Sol Meliá has announced results for the first half of the year 2001 which confirm the successful integration of the Tryp Hotel chain and the positive performance of the city hotel business, particularly in Spain.
Earnings before interest, taxes, depreciation and amortisation (EBITDA) rose to 22,629 million pesetas - 136 million euros - an 18% increase over the same period in the previous year.
Earnings before interest, taxes, depreciation, amortisation and rentals (EBITDAR) achieved by Sol Meliá during the first half of the year reached 26,589 million pesetas - 160 million euros -, a 33% increase over the previous year. Consolidated revenues rose to 82,195 million pesetas - 494 million euros -, an increase of 29% over the same period in the year 2000.

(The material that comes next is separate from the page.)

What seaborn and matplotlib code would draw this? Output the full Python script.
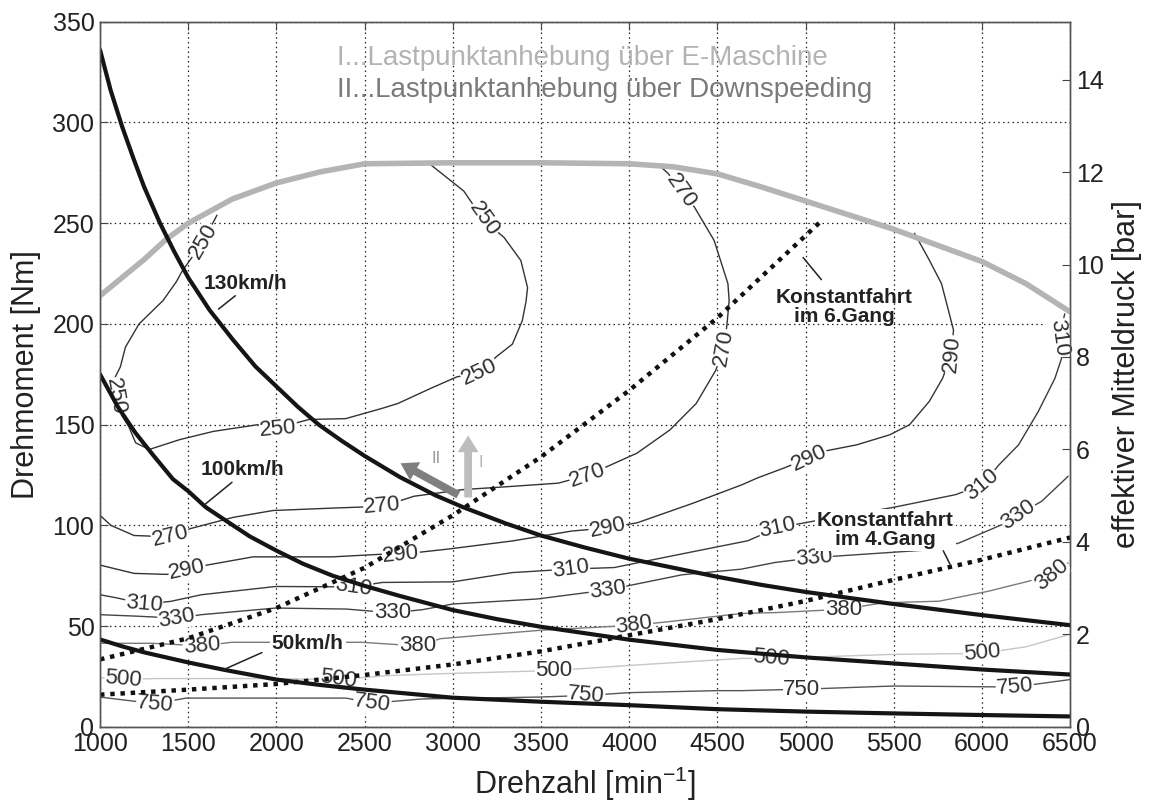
import matplotlib
matplotlib.use("Agg")
import matplotlib.pyplot as plt
import seaborn as sns

# ---------------- data ----------------
# full-load torque curve
rpm_full = [1000, 1125, 1250, 1375, 1500, 1625, 1750, 2000, 2250, 2500, 3000, 3500, 4000, 4250,
            4500, 4750, 5000, 5250, 5500, 5750, 6000, 6250, 6500]
nm_full = [214, 223, 232, 242, 250, 256, 262, 270, 275.5, 279.5, 280, 280, 279.5, 278,
           274.5, 268, 261, 254, 247, 239, 231, 220, 206]

# road-load curves at constant vehicle speed
rpm_130 = [1000, 1060, 1125, 1190, 1250, 1340, 1420, 1500, 1620, 1755, 1880, 2000, 2120, 2240, 2370,
           2500, 2700, 2900, 3060, 3300, 3500, 3750, 4000, 4250, 4500, 4750, 5000, 5500, 6000, 6500]
nm_130 = [336, 316, 298, 282, 268, 250, 236, 223, 207, 192, 179, 169, 159, 150, 142,
          134.5, 124, 115, 109, 101, 95, 89, 83.5, 79, 74.5, 70.5, 67, 61, 55.5, 50.5]
rpm_100 = [1000, 1100, 1200, 1300, 1413, 1500, 1600, 1720, 1850, 2000, 2150, 2320, 2500, 2700, 3000,
           3250, 3500, 4000, 4500, 5000, 5500, 6000, 6500]
nm_100 = [175, 159, 146, 135, 123, 117, 109, 102, 94.5, 87.5, 81, 75, 70, 65, 58,
          53.5, 49.7, 43.3, 38.2, 34.5, 31.5, 28.5, 26]
rpm_50 = [1000, 1125, 1250, 1375, 1500, 1700, 2000, 2250, 2500, 3000, 3500, 4000, 4500, 5000, 5500,
          6000, 6500]
nm_50 = [43.4, 40, 37, 34.5, 32, 28.4, 23.5, 20.8, 18.5, 14.5, 12.5, 10.8, 8.8, 7.6, 6.7,
         5.9, 5.2]

# constant driving in gear
rpm_g6 = [1000, 1500, 2000, 2500, 3000, 3500, 4000, 4500, 5100]
nm_g6 = [33.5, 44, 59, 79, 105, 134, 167, 203, 252]
rpm_g4 = [1000, 1500, 2000, 2500, 3000, 3500, 4000, 4500, 5000, 5500, 6000, 6500]
nm_g4 = [16, 18.5, 21.3, 25.8, 31, 37.5, 45.5, 53.5, 62.5, 73, 83, 94]

# BSFC iso-lines [g/kWh]
c250_rpm = [1663, 1585, 1464, 1433, 1356, 1221, 1144, 1115, 1087, 1085, 1120, 1163, 1202, 1279, 1452,
            1644, 1894, 2008, 2186, 2392, 2595, 2688, 2874, 3022, 3152, 3245, 3338, 3394, 3415, 3424,
            3386, 3290, 3176, 3062, 2875]
c250_nm = [254, 241, 226, 221, 211.5, 200, 188.5, 178.7, 173.8, 164, 155, 149, 141, 137.7, 142.6,
           146.7, 150, 148.5, 152.6, 153, 158, 160.5, 168, 173.7, 176, 183.6, 190, 201.6, 211, 218,
           231.5, 243, 251.4, 266, 279]
c270_rpm = [1000, 1062, 1193, 1287, 1399, 1511, 1755, 1980, 2317, 2600, 2781, 3060, 3338, 3599, 3766,
            3877, 4045, 4231, 4380, 4491, 4538, 4555, 4567, 4560, 4482, 4370, 4295, 4221, 4160]
c270_nm = [105, 100, 95, 94.7, 94.2, 98.4, 104, 107.4, 108.6, 109.5, 114.5, 117.8, 119.4, 121, 125,
           129.3, 135.9, 147.4, 160.5, 177, 188.5, 200, 211.6, 220, 241.4, 258, 266, 274.7, 279.5]
c290_rpm = [1000, 1193, 1380, 1493, 1605, 1867, 2317, 2595, 2706, 2967, 3338, 3673, 3877, 4045, 4361,
            4640, 4728, 4878, 5019, 5103, 5290, 5478, 5590, 5702, 5777, 5828, 5839, 5771, 5700, 5618]
c290_nm = [80.3, 76.2, 75.7, 77.8, 80.3, 84.4, 84.4, 85.7, 85.7, 88.2, 92.3, 97.2, 98.8, 101.3, 111,
           120.2, 123.6, 128.5, 133.5, 136.8, 140, 145, 150, 161.6, 173, 185, 197, 220, 232, 245]
c310_rpm = [1000, 1097, 1249, 1400, 1574, 1996, 2437, 2600, 3000, 3338, 3654, 3915, 4295, 4673, 4841,
            5100, 5500, 5852, 6002, 6096, 6208, 6320, 6414, 6452, 6436, 6470]
c310_nm = [65.6, 64, 61, 62.3, 65.6, 69.7, 69.5, 71.7, 72, 76.6, 78.3, 79.1, 85.8, 92.4, 98.8,
           103, 109, 115.3, 120.2, 130, 140, 156.6, 173, 183, 193, 205]
c330_rpm = [1000, 1200, 1435, 1574, 1996, 2396, 2657, 2829, 3000, 3479, 3878, 4300, 4636, 4826, 5047,
            5159, 5721, 5871, 6114, 6208, 6339, 6489]
c330_nm = [55.7, 55, 54, 55.7, 59, 58.5, 56.6, 58.2, 61, 63.5, 68, 75.5, 78.3, 81.6, 84,
           84.7, 88, 91.3, 100.4, 105.4, 112, 124.4]
c380_rpm = [1000, 1300, 1577, 1747, 2100, 2483, 2799, 2931, 3500, 3825, 4028, 4200, 4636, 4848, 5215,
            5440, 5758, 6039, 6264, 6395, 6489]
c380_nm = [41.5, 41.5, 40.2, 42, 42, 42, 40.2, 43.8, 48, 49.5, 50.5, 52, 56.3, 56.8, 58.4,
           61.6, 62.4, 67.4, 72.3, 75.6, 81.4]
c500_rpm = [1000, 1133, 1314, 1963, 2352, 2613, 2931, 3574, 4000, 4636, 4806, 5496, 6000, 6252, 6500]
c500_nm = [24.5, 23.5, 24, 24, 23.5, 25.4, 26.4, 28, 30.5, 34, 34, 36, 36.5, 39.8, 46]
c750_rpm = [1000, 1312, 1487, 2396, 2543, 2829, 3479, 3757, 4000, 4499, 4636, 4978, 5496, 6187, 6500]
c750_nm = [14.8, 11.5, 14.3, 14.3, 11.8, 13.9, 14.8, 15.6, 17, 18, 18, 18.7, 20.3, 19.8, 23.5]

# inline label positions (rpm, Nm, angle)
labels_250 = [(1585, 241, 60), (1087, 164, -80), (2010, 148, 5), (3152, 176, 25), (3176, 252, -55)]
labels_270 = [(1399, 94.5, 14), (2600, 109.5, 5), (3766, 125, 20), (4538, 188, 80), (4295, 266, -55)]
labels_290 = [(1493, 78, 12), (2706, 85.7, 6), (3877, 99, 12), (5019, 133.5, 25), (5828, 185, 85)]
labels_310 = [(1249, 61, -5), (2437, 69.5, -8), (3670, 78.3, 8), (4841, 99, 12), (6002, 120.2, 40),
              (6436, 193, -82)]
labels_330 = [(1435, 54, 10), (2657, 56.6, 0), (3878, 68, 8), (5047, 84, 5), (6208, 105.4, 35)]
labels_380 = [(1577, 40.2, 5), (2799, 40.2, 0), (4028, 50.5, 8), (5215, 58.4, 0), (6395, 75.6, 40)]
labels_500 = [(1133, 23.5, -5), (2352, 23.5, -8), (3574, 28, 0), (4806, 34, -5), (6000, 36.5, 5)]
labels_750 = [(1312, 11.5, -5), (2543, 11.8, -8), (3757, 15.6, -5), (4978, 18.7, 0), (6187, 19.8, 5)]

# ---------------- style ----------------
sns.set_theme(style="white")
plt.rcParams['font.family'] = ['Liberation Sans', 'DejaVu Sans']
plt.rcParams['mathtext.fontset'] = 'custom'
plt.rcParams['mathtext.rm'] = 'Liberation Sans'
plt.rcParams['mathtext.it'] = 'Liberation Sans:italic'

fig = plt.figure(figsize=(11.5, 8.05), dpi=100)
ax = fig.add_axes([0.087, 0.097, 0.8435, 0.876])

contours = [
    (250, c250_rpm, c250_nm, labels_250, '#333333'),
    (270, c270_rpm, c270_nm, labels_270, '#333333'),
    (290, c290_rpm, c290_nm, labels_290, '#333333'),
    (310, c310_rpm, c310_nm, labels_310, '#3a3a3a'),
    (330, c330_rpm, c330_nm, labels_330, '#444444'),
    (380, c380_rpm, c380_nm, labels_380, '#7a7a7a'),
    (500, c500_rpm, c500_nm, labels_500, '#c6c6c6'),
    (750, c750_rpm, c750_nm, labels_750, '#555555'),
]
for lvl, xs, ys, labs, col in contours:
    sns.lineplot(x=xs, y=ys, sort=False, estimator=None, ax=ax, color=col, lw=1.0,
                 legend=False, zorder=2)
    for (lx, ly, rot) in labs:
        ax.text(lx, ly, str(lvl), rotation=rot, rotation_mode='anchor', ha='center', va='center',
                fontsize=16, color='#303030', zorder=3,
                bbox=dict(boxstyle='square,pad=0.02', fc='white', ec='none'))

# full load
sns.lineplot(x=rpm_full, y=nm_full, sort=False, estimator=None, ax=ax, color='#b4b4b4', lw=4.0,
             legend=False, zorder=4)
# gear lines
for xs, ys in [(rpm_g6, nm_g6), (rpm_g4, nm_g4)]:
    sns.lineplot(x=xs, y=ys, sort=False, estimator=None, ax=ax, color='#111111', lw=3.2,
                 linestyle=(0, (1.0, 1.3)), legend=False, zorder=5)
# speed lines
for xs, ys in [(rpm_130, nm_130), (rpm_100, nm_100), (rpm_50, nm_50)]:
    sns.lineplot(x=xs, y=ys, sort=False, estimator=None, ax=ax, color='#151515', lw=3.0,
                 legend=False, zorder=6)

# arrows
ax.annotate('', xy=(3087, 146), xytext=(3087, 112.5),
            arrowprops=dict(arrowstyle='simple,head_length=0.6,head_width=0.75,tail_width=0.28',
                            color='#bdbdbd', lw=0, mutation_scale=20), zorder=7)
ax.annotate('', xy=(2690, 131.5), xytext=(3045, 114.5),
            arrowprops=dict(arrowstyle='simple,head_length=0.6,head_width=0.75,tail_width=0.28',
                            color='#7f7f7f', lw=0, mutation_scale=20), zorder=7)
ax.text(3160, 131, 'I', color='#b5b5b5', fontsize=12, ha='center', va='center', zorder=7)
ax.text(2905, 133, 'II', color='#9a9a9a', fontsize=12, ha='center', va='center', zorder=7)

# annotations
bold = dict(fontsize=15, fontweight='bold', color='#222222', zorder=8)
ax.text(1824, 220, '130km/h', ha='center', va='center', **bold)
ax.plot([1767, 1672], [214, 207.4], color='#222222', lw=1.1, zorder=8)
ax.text(1809, 128, '100km/h', ha='center', va='center', **bold)
ax.plot([1748, 1597], [121.4, 110.6], color='#222222', lw=1.1, zorder=8)
ax.text(2178, 41.3, '50km/h', ha='center', va='center',
        bbox=dict(boxstyle='square,pad=0.1', fc='white', ec='none'), **bold)
ax.plot([1918, 1700], [36.9, 28.4], color='#222222', lw=1.1, zorder=8)
ax.text(5218, 208.6, 'Konstantfahrt\nim 6.Gang', ha='center', va='center', linespacing=1.0, **bold)
ax.plot([4986, 5090], [233, 222], color='#222222', lw=1.1, zorder=8)
ax.text(5453, 97.9, 'Konstantfahrt\nim 4.Gang', ha='center', va='center', linespacing=1.0,
        bbox=dict(boxstyle='square,pad=0.1', fc='white', ec='none'), **bold)
ax.plot([5781, 5819], [87.4, 80.8], color='#222222', lw=1.1, zorder=8)

# legend-like header text
ax.text(2346, 332, 'I...Lastpunktanhebung über E-Maschine', color='#b3b3b3', fontsize=20,
        ha='left', va='center', zorder=8)
ax.text(2346, 316, 'II...Lastpunktanhebung über Downspeeding', color='#7a7a7a', fontsize=20,
        ha='left', va='center', zorder=8)

# axes
ax.set_xlim(1000, 6500)
ax.set_ylim(0, 350)
ax.set_xticks(range(1000, 6501, 500))
ax.set_yticks(range(0, 351, 50))
ax.grid(True, linestyle=(0, (1.2, 2.6)), lw=0.9, color='#222222')
ax.tick_params(axis='both', direction='in', length=6, width=0.8, labelsize=18, top=True,
               right=True, labelcolor='#222222', color='#444444', pad=4)
ax.set_xlabel('Drehzahl [min$^{-1}$]', fontsize=22, color='#222222', labelpad=6)
ax.set_ylabel('Drehmoment [Nm]', fontsize=22, color='#222222', labelpad=8)
for sp in ax.spines.values():
    sp.set_color('#555555')
    sp.set_linewidth(1.0)

ax2 = ax.twinx()
ax2.set_ylim(0, 350 / 22.95)
ax2.set_yticks(range(0, 15, 2))
ax2.tick_params(axis='y', direction='in', length=6, width=0.8, labelsize=18, labelcolor='#222222',
                color='#444444', pad=4)
ax2.set_ylabel('effektiver Mitteldruck [bar]', fontsize=22, color='#222222', labelpad=6)
for sp in ax2.spines.values():
    sp.set_color('#555555')
    sp.set_linewidth(1.0)
ax2.grid(False)

fig.savefig('out.png', dpi=100)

Net profits for the first half of the year were 8,760 million pesetas - 53 million euros -, 11 % less than in 2000. The decrease was due to the effect of the extraordinary profits obtained in the year 2000 with the sale of hotels in the Dominican Republic and the Canary Islands.
The positive results announced by the hotel company confirm the generation of the synergies expected after the purchase of Tryp Hotels. These synergies are expected to generate cost savings of at least 1,100 million pesetas -7 million euros- by the close of year 2001.
The results have also been achieved in large part due to the excellent performance of the company’s European City Division, especially in Spain. Hotels in the division saw an overall increase in RevPar (revenues per available room) of 8.6%, a figure that reached 12.9% in those hotels previously operated by the Tryp Hotels group.
The high occupancy levels achieved over the Easter period also favoured hotels in the European Resort Division, producing a 6.6% increase in RevPar (19.3% in TRYP hotels). RevPar in the Americas Division also grew by a significant 13.5%.
Management fee revenues were boosted by the contribution of the Cuba Division which saw growth of 30.7%, assisted by recovery in the German and Canadian feeder markets.